What to work on →
Determine which lines of the records include the word "that", and copy them.

Dataset excerpts →
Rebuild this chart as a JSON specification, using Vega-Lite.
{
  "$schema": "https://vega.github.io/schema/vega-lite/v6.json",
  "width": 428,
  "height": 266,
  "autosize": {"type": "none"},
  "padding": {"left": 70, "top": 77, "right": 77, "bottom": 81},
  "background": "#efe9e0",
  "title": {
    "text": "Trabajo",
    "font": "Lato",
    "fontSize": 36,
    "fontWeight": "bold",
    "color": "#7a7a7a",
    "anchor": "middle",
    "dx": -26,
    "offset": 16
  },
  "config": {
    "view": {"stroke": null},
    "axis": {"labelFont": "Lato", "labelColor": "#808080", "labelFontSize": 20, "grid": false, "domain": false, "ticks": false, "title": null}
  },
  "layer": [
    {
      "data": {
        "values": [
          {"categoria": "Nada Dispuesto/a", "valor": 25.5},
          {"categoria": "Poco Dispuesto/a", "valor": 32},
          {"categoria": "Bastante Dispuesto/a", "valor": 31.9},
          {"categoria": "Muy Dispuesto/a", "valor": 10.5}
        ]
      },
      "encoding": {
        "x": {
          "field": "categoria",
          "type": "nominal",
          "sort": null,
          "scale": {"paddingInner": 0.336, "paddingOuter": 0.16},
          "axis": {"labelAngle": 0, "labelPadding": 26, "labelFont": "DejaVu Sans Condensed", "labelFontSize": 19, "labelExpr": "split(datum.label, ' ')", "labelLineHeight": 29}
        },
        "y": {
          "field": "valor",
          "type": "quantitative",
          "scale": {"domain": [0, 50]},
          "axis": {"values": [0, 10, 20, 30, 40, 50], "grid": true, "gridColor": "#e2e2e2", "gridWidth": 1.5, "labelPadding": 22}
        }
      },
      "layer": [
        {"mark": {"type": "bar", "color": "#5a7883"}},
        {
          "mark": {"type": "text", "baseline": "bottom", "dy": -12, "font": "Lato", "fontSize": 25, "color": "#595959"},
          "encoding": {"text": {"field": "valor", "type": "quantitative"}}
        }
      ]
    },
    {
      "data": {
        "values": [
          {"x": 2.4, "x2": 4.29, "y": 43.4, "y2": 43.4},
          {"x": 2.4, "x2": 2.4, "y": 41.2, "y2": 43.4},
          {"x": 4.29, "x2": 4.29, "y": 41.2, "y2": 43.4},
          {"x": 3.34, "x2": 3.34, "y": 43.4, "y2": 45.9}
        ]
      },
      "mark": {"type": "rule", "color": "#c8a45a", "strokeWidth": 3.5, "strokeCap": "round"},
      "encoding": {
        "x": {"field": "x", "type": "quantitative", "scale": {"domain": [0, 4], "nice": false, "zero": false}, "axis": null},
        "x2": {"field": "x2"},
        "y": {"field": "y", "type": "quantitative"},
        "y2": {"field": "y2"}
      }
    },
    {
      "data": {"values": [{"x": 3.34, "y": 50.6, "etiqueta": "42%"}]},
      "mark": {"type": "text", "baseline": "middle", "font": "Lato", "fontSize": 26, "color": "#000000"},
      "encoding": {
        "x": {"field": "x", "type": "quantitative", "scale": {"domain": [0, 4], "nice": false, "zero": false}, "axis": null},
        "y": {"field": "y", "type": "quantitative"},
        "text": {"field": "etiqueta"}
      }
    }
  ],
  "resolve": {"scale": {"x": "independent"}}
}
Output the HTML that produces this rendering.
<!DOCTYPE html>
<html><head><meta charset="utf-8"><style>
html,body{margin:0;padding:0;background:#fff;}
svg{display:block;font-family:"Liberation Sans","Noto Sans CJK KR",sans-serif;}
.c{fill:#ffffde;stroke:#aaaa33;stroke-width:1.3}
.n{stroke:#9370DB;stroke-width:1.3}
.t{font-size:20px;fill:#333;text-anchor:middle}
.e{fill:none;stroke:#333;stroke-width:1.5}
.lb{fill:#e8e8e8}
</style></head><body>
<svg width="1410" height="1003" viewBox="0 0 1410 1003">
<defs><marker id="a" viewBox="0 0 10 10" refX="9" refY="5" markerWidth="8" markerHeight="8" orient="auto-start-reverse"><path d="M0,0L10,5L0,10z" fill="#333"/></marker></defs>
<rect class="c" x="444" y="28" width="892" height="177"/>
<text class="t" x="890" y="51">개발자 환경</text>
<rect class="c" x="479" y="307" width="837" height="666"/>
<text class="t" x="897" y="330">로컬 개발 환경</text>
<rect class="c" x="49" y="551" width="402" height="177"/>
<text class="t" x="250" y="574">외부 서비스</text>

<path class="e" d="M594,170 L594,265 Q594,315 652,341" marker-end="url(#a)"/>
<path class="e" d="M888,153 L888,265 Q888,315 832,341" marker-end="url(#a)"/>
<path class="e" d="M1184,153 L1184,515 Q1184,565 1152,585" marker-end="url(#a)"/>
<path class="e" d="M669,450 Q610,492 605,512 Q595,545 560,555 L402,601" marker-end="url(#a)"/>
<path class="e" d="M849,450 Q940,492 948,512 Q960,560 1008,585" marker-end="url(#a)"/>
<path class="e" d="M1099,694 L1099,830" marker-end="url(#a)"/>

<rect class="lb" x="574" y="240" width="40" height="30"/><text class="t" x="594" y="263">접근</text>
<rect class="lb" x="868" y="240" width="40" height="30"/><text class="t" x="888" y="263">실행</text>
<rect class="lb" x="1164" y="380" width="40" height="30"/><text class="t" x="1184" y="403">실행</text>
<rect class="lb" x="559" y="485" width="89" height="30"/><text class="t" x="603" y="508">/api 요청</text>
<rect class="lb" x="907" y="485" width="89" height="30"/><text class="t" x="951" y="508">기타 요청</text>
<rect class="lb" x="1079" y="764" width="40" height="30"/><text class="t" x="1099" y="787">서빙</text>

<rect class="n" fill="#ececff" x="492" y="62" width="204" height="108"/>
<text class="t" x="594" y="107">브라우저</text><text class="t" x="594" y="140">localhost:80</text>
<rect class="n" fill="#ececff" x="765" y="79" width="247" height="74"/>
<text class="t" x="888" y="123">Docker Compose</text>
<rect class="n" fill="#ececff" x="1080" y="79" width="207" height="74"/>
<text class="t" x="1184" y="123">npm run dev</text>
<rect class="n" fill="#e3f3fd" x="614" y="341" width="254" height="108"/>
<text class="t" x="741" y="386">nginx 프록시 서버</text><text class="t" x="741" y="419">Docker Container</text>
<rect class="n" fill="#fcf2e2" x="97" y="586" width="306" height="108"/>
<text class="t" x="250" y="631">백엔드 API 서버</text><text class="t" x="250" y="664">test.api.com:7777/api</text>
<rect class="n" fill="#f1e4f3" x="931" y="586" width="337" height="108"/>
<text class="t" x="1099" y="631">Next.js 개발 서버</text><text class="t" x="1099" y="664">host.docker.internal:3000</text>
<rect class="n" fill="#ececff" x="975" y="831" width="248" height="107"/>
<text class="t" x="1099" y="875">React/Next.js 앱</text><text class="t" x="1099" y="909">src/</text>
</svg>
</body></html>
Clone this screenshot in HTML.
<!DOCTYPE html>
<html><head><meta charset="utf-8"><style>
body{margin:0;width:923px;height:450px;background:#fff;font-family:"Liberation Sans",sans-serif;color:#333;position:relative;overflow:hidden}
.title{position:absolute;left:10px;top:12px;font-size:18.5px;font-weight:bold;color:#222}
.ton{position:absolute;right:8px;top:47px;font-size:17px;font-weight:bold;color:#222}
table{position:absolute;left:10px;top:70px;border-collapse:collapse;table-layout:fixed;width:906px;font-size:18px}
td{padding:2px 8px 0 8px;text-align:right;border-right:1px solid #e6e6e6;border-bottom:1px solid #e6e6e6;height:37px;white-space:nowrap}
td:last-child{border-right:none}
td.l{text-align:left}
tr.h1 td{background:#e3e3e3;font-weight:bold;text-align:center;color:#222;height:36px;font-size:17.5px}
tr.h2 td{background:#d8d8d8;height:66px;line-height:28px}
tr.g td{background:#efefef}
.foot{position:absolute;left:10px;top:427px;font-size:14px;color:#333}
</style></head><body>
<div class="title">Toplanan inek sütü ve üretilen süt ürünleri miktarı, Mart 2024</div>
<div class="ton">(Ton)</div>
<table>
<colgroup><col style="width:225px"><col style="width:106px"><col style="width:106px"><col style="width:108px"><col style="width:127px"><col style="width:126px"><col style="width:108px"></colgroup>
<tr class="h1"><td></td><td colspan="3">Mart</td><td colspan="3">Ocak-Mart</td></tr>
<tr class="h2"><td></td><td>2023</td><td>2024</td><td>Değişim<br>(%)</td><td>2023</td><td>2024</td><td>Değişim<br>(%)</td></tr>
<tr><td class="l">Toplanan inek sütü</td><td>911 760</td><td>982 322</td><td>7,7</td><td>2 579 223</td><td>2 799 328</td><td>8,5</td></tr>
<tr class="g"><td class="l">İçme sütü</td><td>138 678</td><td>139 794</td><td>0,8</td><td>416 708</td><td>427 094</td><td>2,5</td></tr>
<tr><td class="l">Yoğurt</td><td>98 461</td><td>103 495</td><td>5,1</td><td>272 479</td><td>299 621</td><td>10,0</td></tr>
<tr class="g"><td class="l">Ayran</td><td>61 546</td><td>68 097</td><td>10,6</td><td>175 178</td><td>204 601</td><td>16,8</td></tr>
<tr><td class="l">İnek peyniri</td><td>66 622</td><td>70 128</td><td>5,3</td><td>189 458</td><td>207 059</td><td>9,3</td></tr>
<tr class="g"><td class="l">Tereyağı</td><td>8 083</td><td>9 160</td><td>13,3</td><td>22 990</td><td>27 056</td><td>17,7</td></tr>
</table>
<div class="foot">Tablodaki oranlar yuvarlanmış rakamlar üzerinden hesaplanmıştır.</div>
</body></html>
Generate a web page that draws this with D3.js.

Task answer →
Output the HTML that produces this rendering.
Generate a web page that draws this with D3.js.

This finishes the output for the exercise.